There is a huge demand among NGOs worldwide to invest in training for women who already know how to sew. Because of this, Days for Girls Uganda has already been able to build new partnerships, both with Ugandan and international organizations. Days for Girls team members are sewing and reproductive health experts, and that's exactly what we want to share with women in Uganda. Many income-generation projects exist for crafts, but DfG Uganda will be moving beyond that, providing women the skills, materials, and business support to enable them to sell something that every woman needs.

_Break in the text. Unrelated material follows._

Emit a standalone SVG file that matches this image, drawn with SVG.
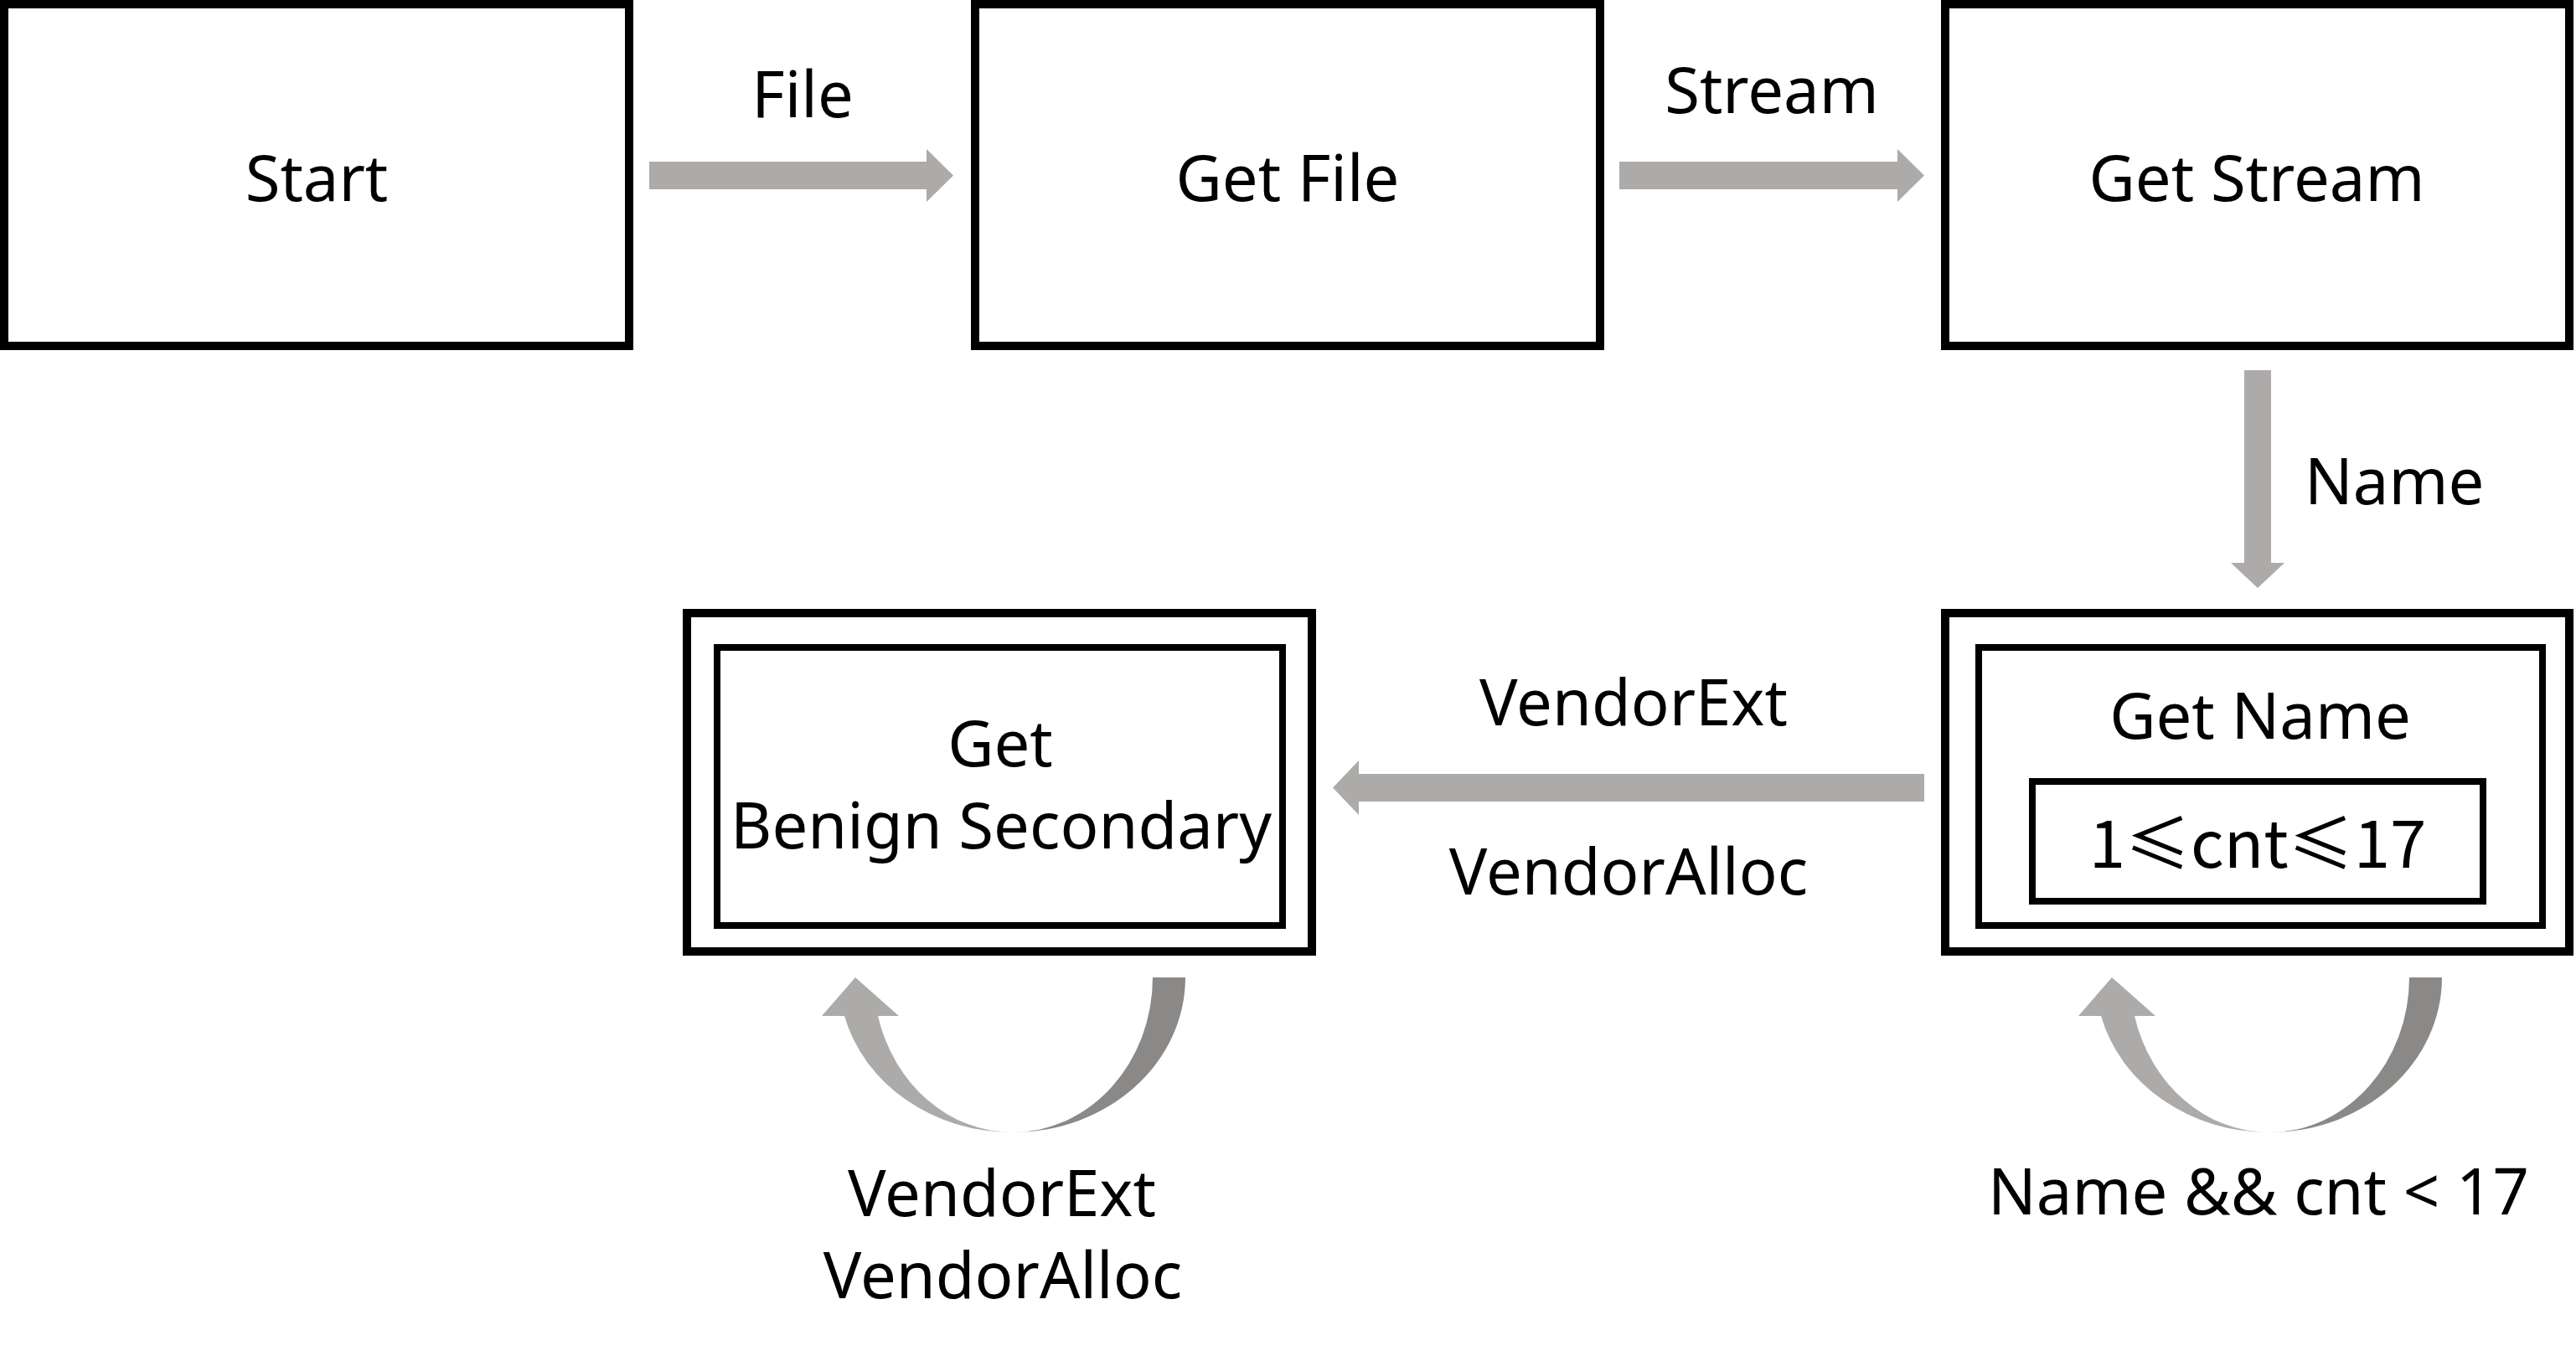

There are a lot of very exciting new developments as we move forward in our next steps. We are proud to welcome Eliza Chard, our new Uganda Country Director. Our staff members will also have some important new responsibilities as they gather data, serve to train trainers, provide kits and learn how to be better leaders in tackling these issues throughout their nation. It's an important effort not just for Uganda but to be scaled in the many nations also asking for this level of support in reaching women and girls lacking basic resources to manage their health and dignity month after month after month in a way they can count on. Thank you for being part of so many lives changed for good. Stay tuned for the reports from the M&E. We can't wait to share. Just one small snapshot of the many places you are empowering with more health, dignity and opportunity as we work to reach every girl. Everywhere. Period. Thank you!